No sector in the UK has more enthusiastically embraced globalisation than higher education. Top universities have erected campuses in new continents, expanded their share of students from abroad, and touted their instruction of “global citizens”.
Such branding doubtlessly appeals to a new footloose class of international elites. Yet as backlash over globalisation surges amid Brexit, UK universities now face their own discontents. This is especially true when it comes to educating “foreign” students.
A previous poll has found a sizeable majority of the UK public supports a cap on international students. And according to some university administrators: “Foreign students are being deterred from courses at British universities because of ‘public paranoia’ over immigration.”
Too many students?
Cultural xenophobia may explain some antipathy toward international students. Yet my own research with Stanford political scientist Carlos X. Lastra Anadón paints a more complex picture. It seems the public’s perceived self-interest also plays a pivotal role in shaping attitudes.
We discovered people were about 15% more likely to favour capping the number of international students when primed to think about them “crowding out” domestic students in university admissions. The bottom line: people are more likely to reject international students when they are perceived as a threat to those people or their children.
Within the ivory towers of progressives, nods to the more intangible benefits of international students – such as diversity and multiculturalism – receive well-deserved praise. Our results, however, suggest that convincing sceptics about the merits of international students also requires appealing to self-interest. By showing how international students help finance home students, for example.
Research by London School of Economics professor Stephen Machin and Richard Murphy at The University of Texas at Austin revealed that by paying higher fees, international students in effect subsidise certain domestic students.
A recent study also highlighted the benefits international students bring to the UK economy. The findings by the Higher Education Policy Institute and Kaplan International Pathways revealed how international students outstrip their costs by roughly ten times.
Educating international students can even help to advance the UK’s national interests. Antonio Spilimbergo, economist at the International Monetary Fund, showed how international student exchanges with democratic countries facilitate the spread of democracy abroad.
Likewise, my previous research with Daniel Krcmaric of Northwestern University in the US demonstrated how developing world leaders who are educated in the West are more likely to pursue democratic reforms in their home countries. In the long run, this makes all countries – including the UK – safer and more prosperous.

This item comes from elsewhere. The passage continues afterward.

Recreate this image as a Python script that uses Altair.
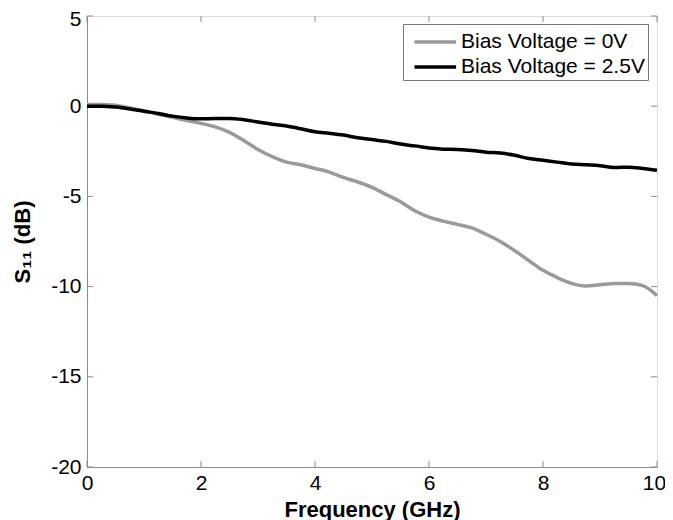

If international students do have a downside, it’s that they too often leave after graduation. This deprives the economy of valuable skills. Yet this is a problem with restrictive immigration policies, not talented international students.
As Jasmine Whitbread, CEO of London First, a not for profit advocacy group complained:
With firms struggling to fill skills gaps and vacancies outstripping the people available to fill them, it is economic madness to send these talented youngsters packing as soon as their studies are over.
As someone who teaches at one of the world’s most international universities, I know firsthand the unique benefits of international students. Balancing a global student body with a commitment to the nation isn’t a zero-sum game. UK universities know this, but they need to do better at explaining why.
If, as my research shows, self-interest drives public support for international students, then it’s essential that Britons know the facts. International students offer myriad advantages for the UK – and they should be welcomed with open arms.